Concept of data opening on demand
We have concluded that data must be opened in a demand driven way and the data with highest demand must be opened first. But the problem is that we do not fully know what the demand is. From other side a potential data user does not know what data are available. This is a closed circle. While we were thinking about that, we realized also, that nobody in our country knows in detail what data we have. In fact, we do not have fine grained details of existing data at the level of individual data fields. We only know abstract dataset titles and descriptions.
To escape this closed circle of ignorance a decision has been made to start with a full and detailed inventory of existing data and share the results with potential data users to get early feedback and only then proceed with opening the data. In this case, primary data source must be ready for quick automotive transformation to open set. Consequently, a full and detailed inventory of existing data sources must be done first, and the next – IT solutions must be in place:
• a common set of tools used to automate process of opening the data from primary data sources into a service designed for data publishing,
• a data publishing service to access the data in bulk or as individual data objects, in various data formats via flexible and unified API for all data from all data providers.

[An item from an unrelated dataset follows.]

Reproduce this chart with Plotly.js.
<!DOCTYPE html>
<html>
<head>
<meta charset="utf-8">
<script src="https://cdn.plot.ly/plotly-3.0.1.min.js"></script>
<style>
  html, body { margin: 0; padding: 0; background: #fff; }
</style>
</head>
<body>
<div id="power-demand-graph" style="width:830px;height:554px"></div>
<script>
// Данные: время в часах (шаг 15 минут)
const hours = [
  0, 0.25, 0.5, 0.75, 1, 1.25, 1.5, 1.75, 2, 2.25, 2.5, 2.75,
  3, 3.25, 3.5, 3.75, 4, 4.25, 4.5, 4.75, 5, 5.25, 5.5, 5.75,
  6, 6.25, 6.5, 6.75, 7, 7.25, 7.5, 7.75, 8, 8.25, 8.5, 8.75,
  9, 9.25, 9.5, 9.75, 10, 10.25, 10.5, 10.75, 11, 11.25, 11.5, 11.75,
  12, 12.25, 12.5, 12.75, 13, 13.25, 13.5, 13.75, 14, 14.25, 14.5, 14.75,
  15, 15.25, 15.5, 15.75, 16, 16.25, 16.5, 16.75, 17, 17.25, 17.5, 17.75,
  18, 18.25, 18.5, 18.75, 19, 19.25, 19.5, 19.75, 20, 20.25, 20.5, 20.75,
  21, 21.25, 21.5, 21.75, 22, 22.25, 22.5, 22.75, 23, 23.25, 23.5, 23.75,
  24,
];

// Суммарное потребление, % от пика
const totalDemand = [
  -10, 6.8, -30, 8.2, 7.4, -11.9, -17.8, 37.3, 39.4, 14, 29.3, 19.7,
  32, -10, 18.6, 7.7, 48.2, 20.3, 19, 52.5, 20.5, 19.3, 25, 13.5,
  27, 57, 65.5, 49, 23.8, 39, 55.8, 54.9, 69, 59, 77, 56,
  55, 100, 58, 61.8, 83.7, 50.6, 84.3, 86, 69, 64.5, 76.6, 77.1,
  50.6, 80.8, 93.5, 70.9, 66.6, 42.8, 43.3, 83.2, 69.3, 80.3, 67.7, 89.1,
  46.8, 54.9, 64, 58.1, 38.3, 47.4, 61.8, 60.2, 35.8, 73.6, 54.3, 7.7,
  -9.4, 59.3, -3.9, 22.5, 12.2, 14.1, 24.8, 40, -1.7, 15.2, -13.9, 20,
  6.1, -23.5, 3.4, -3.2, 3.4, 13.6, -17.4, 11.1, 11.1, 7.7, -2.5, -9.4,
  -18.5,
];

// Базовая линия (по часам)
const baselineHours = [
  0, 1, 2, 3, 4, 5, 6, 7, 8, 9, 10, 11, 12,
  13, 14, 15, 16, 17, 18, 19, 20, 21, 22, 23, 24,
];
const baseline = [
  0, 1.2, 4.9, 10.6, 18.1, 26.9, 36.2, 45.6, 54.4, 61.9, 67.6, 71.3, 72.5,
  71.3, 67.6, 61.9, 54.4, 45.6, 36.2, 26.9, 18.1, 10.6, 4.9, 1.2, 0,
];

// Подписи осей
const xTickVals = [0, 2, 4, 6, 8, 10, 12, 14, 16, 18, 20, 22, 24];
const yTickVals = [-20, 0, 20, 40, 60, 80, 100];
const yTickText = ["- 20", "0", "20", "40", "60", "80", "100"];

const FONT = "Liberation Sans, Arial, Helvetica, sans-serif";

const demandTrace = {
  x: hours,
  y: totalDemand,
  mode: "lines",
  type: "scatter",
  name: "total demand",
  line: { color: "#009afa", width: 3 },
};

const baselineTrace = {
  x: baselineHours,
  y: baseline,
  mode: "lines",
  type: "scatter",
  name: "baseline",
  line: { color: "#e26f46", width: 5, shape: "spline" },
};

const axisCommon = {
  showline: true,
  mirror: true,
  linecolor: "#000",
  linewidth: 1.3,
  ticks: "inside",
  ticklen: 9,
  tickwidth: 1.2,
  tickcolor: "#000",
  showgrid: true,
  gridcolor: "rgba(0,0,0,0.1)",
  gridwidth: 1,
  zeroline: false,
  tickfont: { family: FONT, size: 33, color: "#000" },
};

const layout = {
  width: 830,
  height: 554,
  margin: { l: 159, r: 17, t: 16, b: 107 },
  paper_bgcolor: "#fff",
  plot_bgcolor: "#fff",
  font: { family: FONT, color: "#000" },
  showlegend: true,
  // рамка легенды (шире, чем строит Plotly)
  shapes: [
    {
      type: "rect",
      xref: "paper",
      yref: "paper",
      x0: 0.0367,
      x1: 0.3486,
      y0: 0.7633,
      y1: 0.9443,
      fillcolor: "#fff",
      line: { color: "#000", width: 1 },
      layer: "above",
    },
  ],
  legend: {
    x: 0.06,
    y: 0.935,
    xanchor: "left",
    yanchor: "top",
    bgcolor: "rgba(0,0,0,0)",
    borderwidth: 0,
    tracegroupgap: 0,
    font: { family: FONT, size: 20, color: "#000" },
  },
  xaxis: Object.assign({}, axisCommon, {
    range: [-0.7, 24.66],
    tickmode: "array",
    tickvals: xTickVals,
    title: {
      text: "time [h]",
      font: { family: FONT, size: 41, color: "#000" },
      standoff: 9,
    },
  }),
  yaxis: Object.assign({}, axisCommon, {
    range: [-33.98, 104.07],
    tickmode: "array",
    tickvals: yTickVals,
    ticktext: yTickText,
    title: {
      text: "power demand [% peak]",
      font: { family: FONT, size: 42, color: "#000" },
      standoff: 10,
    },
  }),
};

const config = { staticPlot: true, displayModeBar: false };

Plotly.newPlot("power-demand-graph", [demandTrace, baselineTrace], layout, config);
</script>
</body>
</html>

Today we already developed and test following tools for institutions to use:
• a tool to automate process of full and detailed data inventory using standardized, human and machine-readable data inventory tables, containing all the metadata needed to automate the whole process of opening the data.

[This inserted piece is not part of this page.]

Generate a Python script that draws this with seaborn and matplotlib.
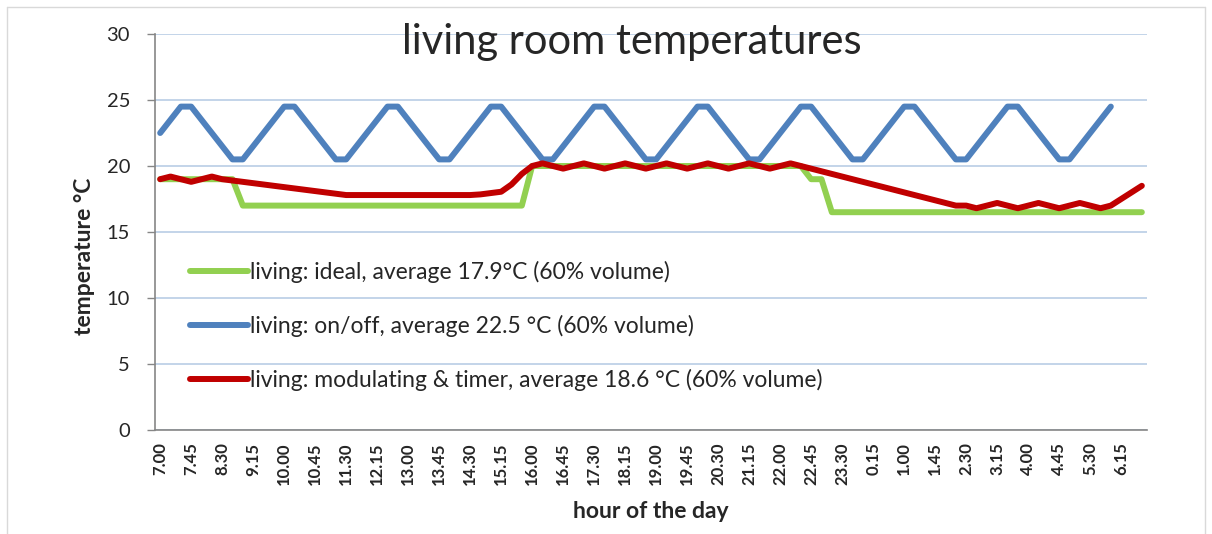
import matplotlib
matplotlib.use('Agg')
import matplotlib.pyplot as plt
import seaborn as sns
import pandas as pd
from matplotlib.lines import Line2D
from matplotlib.ticker import MultipleLocator

sns.set_style('white')
plt.rcParams['font.family'] = ['Lato', 'DejaVu Sans']

#%% data (one value every 15 minutes, 7.00 -> 6.45 next morning)

slots = [f"{(7 + q // 4) % 24}.{(q % 4) * 15:02d}" for q in range(96)]

ideal = [19, 19, 19, 19, 19, 19, 19, 19,
         17, 17, 17, 17, 17, 17, 17, 17, 17, 17, 17, 17, 17, 17,
         17, 17, 17, 17, 17, 17, 17, 17, 17, 17, 17, 17, 17, 17,
         20, 20, 20, 20, 20, 20, 20, 20, 20, 20, 20, 20, 20, 20,
         20, 20, 20, 20, 20, 20, 20, 20, 20, 20, 20, 20, 20,
         19, 19,
         16.5, 16.5, 16.5, 16.5, 16.5, 16.5, 16.5, 16.5, 16.5, 16.5, 16.5,
         16.5, 16.5, 16.5, 16.5, 16.5, 16.5, 16.5, 16.5, 16.5, 16.5, 16.5,
         16.5, 16.5, 16.5, 16.5, 16.5, 16.5, 16.5, 16.5, 16.5]

onoff = [22.5, 23.5, 24.5, 24.5, 23.5, 22.5, 21.5, 20.5, 20.5, 21.5,
         22.5, 23.5, 24.5, 24.5, 23.5, 22.5, 21.5, 20.5, 20.5, 21.5,
         22.5, 23.5, 24.5, 24.5, 23.5, 22.5, 21.5, 20.5, 20.5, 21.5,
         22.5, 23.5, 24.5, 24.5, 23.5, 22.5, 21.5, 20.5, 20.5, 21.5,
         22.5, 23.5, 24.5, 24.5, 23.5, 22.5, 21.5, 20.5, 20.5, 21.5,
         22.5, 23.5, 24.5, 24.5, 23.5, 22.5, 21.5, 20.5, 20.5, 21.5,
         22.5, 23.5, 24.5, 24.5, 23.5, 22.5, 21.5, 20.5, 20.5, 21.5,
         22.5, 23.5, 24.5, 24.5, 23.5, 22.5, 21.5, 20.5, 20.5, 21.5,
         22.5, 23.5, 24.5, 24.5, 23.5, 22.5, 21.5, 20.5, 20.5, 21.5,
         22.5, 23.5, 24.5]

modulating = [19.0, 19.2, 19.0, 18.8, 19.0, 19.2, 19.0, 18.9,
              18.8, 18.7, 18.6, 18.5, 18.4, 18.3, 18.2, 18.1, 18.0, 17.9, 17.8,
              17.8, 17.8, 17.8, 17.8, 17.8, 17.8, 17.8, 17.8, 17.8, 17.8, 17.8, 17.8,
              17.85, 17.95, 18.05, 18.6, 19.4, 20.0,
              20.2, 20.0, 19.8, 20.0, 20.2, 20.0, 19.8, 20.0, 20.2, 20.0, 19.8, 20.0,
              20.2, 20.0, 19.8, 20.0, 20.2, 20.0, 19.8, 20.0, 20.2, 20.0, 19.8, 20.0,
              20.2,
              20.0, 19.8, 19.6, 19.4, 19.2, 19.0, 18.8, 18.6, 18.4, 18.2, 18.0,
              17.8, 17.6, 17.4, 17.2, 17.0,
              17.0, 16.8, 17.0, 17.2, 17.0, 16.8, 17.0, 17.2, 17.0, 16.8, 17.0,
              17.2, 17.0, 16.8, 17.0, 17.5, 18.0, 18.5]

names = ['living: ideal, average 17.9°C (60% volume)',
         'living: on/off, average 22.5 °C (60% volume)',
         'living: modulating & timer, average 18.6 °C (60% volume)']
colors = ['#92D050', '#4F81BD', '#C00000']

df = pd.concat([pd.DataFrame({'slot': range(len(v)), 'temp': v, 'series': n})
                for n, v in zip(names, [ideal, onoff, modulating])])

#%% plot

fig = plt.figure(figsize=(12.12, 5.34), dpi=100)
ax = fig.add_axes([155 / 1212, 1 - 430 / 534, 992 / 1212, 396 / 534])

ax.set_axisbelow(True)
ax.yaxis.grid(True, color='#B9CDE5', lw=1.2)

sns.lineplot(data=df, x='slot', y='temp', hue='series', hue_order=names,
             palette=colors, linewidth=4.3, sort=False, estimator=None, ax=ax)
for ln in ax.lines:
    ln.set_solid_capstyle('round')
    ln.set_solid_joinstyle('round')

handles, labels = ax.get_legend_handles_labels()
for h in handles:
    h.set_linewidth(4.3)
    h.set_solid_capstyle('round')
ax.legend(handles, labels, loc='upper left', bbox_to_anchor=(0.035, 0.428),
          frameon=False, fontsize=16.5, handlelength=2.53, handletextpad=0.08,
          labelspacing=1.4, borderpad=0, borderaxespad=0)

ax.set_xlim(-0.5, 95.5)
ax.set_ylim(0, 30)
ax.set_xticks(range(0, 96, 3))
ax.set_xticklabels(slots[::3], rotation=90, fontweight='bold', fontsize=12)
ax.xaxis.set_minor_locator(MultipleLocator(1, offset=0.5))
ax.tick_params(axis='x', which='major', length=0, pad=9)
ax.tick_params(axis='x', which='minor', length=5, color='#868686', width=1)
ax.yaxis.set_major_locator(MultipleLocator(5))
ax.tick_params(axis='y', length=6, color='#868686', width=1, labelsize=14.5, pad=12, left=True)
ax.set_xlabel('')
ax.set_ylabel('')

for side in ['top', 'right']:
    ax.spines[side].set_visible(False)
for side in ['left', 'bottom']:
    ax.spines[side].set_color('#868686')
    ax.spines[side].set_linewidth(1.2)

fig.text(632 / 1212, 1 - 42 / 534, 'living room temperatures', fontsize=30,
         ha='center', va='center')
fig.text(84 / 1212, 1 - 256 / 534, 'temperature °C', fontsize=16.5, fontweight='bold',
         rotation=90, ha='center', va='center')
fig.text(651 / 1212, 1 - 511 / 534, 'hour of the day', fontsize=16.5, fontweight='bold',
         ha='center', va='center')

# chart frame
x0, x1, y0 = 7 / 1212, 1205 / 1212, 1 - 7 / 534
for xs, ys in [([x0, x1], [y0, y0]), ([x0, x0], [y0, 0]), ([x1, x1], [y0, 0])]:
    fig.add_artist(Line2D(xs, ys, color='#D9D9D9', lw=1))

fig.savefig('out.png', dpi=100)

• a tool to detect personal data recognition and indexing to the inventory table.
• an automated data extraction tool, that can read metadata from inventory tables and transfer data from primary data sources to a data publishing service.
Benefits of the solution:
• metadata available in the inventory tables can be used to update DCAT metadata in a data catalog or to build a data publishing service that can accept data described in inventory tables and provide an API for data publishing in various formats.

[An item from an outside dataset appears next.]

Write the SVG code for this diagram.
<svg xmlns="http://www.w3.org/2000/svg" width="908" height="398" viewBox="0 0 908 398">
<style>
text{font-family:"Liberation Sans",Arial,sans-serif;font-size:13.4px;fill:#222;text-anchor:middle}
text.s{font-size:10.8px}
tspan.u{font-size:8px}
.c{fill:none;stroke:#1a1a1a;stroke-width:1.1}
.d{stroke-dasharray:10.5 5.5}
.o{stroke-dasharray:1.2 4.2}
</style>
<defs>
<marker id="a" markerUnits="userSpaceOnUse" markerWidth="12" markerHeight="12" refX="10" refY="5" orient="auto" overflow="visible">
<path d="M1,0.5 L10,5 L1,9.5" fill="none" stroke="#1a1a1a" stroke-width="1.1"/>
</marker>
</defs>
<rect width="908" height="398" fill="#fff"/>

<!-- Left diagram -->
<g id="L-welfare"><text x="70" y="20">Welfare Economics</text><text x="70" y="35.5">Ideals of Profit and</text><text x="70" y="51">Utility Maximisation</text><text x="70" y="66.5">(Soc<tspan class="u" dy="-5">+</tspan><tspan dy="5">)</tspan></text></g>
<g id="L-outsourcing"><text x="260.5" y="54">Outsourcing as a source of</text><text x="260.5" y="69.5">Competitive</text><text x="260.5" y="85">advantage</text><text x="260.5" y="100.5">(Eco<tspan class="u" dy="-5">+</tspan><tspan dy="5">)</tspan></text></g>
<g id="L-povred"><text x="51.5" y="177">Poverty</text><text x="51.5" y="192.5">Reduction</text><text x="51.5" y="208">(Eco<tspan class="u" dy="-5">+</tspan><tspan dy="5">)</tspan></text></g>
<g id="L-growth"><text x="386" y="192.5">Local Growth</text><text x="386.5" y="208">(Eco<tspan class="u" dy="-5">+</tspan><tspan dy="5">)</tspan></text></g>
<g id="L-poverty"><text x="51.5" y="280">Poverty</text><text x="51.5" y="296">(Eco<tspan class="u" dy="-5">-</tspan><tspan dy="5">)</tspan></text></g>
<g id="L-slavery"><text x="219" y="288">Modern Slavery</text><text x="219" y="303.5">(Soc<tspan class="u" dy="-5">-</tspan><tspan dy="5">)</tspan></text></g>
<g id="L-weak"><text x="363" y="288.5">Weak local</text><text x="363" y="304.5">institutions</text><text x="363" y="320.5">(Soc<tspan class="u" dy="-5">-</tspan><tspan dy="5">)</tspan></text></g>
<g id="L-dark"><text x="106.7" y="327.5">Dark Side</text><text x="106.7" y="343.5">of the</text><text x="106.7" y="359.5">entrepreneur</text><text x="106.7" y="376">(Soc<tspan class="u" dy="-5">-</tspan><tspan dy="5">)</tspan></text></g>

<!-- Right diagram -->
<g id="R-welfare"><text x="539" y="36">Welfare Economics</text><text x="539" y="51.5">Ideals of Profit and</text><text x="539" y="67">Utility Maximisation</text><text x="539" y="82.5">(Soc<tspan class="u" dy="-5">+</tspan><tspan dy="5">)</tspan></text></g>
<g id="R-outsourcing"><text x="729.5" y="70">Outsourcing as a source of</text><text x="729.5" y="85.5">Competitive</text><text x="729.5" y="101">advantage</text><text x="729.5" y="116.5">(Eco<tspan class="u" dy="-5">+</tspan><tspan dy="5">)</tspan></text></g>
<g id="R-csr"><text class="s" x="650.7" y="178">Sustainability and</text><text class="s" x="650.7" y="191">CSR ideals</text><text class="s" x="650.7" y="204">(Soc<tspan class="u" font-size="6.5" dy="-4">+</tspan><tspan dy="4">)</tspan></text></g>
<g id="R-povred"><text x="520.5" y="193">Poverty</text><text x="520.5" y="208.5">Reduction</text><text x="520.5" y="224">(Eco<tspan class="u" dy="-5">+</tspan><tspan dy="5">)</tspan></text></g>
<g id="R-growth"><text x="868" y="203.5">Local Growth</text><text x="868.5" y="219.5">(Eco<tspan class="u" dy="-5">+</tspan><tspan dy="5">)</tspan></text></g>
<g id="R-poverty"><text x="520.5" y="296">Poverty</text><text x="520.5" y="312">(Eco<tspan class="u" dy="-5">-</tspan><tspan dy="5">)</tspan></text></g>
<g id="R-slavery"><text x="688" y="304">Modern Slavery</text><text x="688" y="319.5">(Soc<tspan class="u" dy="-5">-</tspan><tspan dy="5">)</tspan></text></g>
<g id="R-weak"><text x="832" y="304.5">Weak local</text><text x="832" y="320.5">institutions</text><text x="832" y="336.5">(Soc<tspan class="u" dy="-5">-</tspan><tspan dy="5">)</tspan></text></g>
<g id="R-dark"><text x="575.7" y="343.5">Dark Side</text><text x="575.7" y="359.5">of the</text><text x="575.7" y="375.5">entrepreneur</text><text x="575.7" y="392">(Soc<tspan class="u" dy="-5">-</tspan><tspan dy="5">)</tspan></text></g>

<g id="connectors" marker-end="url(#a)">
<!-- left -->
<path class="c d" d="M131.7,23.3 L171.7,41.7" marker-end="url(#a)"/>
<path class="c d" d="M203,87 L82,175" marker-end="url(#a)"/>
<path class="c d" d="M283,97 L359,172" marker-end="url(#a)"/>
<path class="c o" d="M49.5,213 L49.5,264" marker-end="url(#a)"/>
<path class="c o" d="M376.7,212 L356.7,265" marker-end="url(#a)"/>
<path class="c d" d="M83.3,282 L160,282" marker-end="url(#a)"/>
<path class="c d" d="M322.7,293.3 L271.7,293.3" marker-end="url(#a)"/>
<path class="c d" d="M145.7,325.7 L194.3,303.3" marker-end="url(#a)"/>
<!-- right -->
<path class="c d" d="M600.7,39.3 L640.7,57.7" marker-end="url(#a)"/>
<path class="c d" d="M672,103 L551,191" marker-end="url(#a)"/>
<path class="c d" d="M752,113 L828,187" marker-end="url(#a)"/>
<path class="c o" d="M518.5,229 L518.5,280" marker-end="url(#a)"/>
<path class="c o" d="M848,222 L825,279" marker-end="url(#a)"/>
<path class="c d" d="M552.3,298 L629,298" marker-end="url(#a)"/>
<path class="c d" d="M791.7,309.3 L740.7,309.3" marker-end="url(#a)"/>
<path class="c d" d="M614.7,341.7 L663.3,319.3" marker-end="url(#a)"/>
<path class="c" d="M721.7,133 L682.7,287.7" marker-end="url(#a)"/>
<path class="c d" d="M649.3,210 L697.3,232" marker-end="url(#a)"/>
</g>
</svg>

• data inventory tables can be attached to datasets in open data catalogue to give data users a detailed information about the data in detail about all data fields, their types, relations and descriptions;
• data users having such inventory tables, can ask very specific questions about missing data fields or insufficient data maturity level, this way communication between data users and providers becomes much more efficient and precise.
As a side effect of a such detailed data inventory, we expect to have a comprehensive detailed metadata about existing data sources in Lithuania.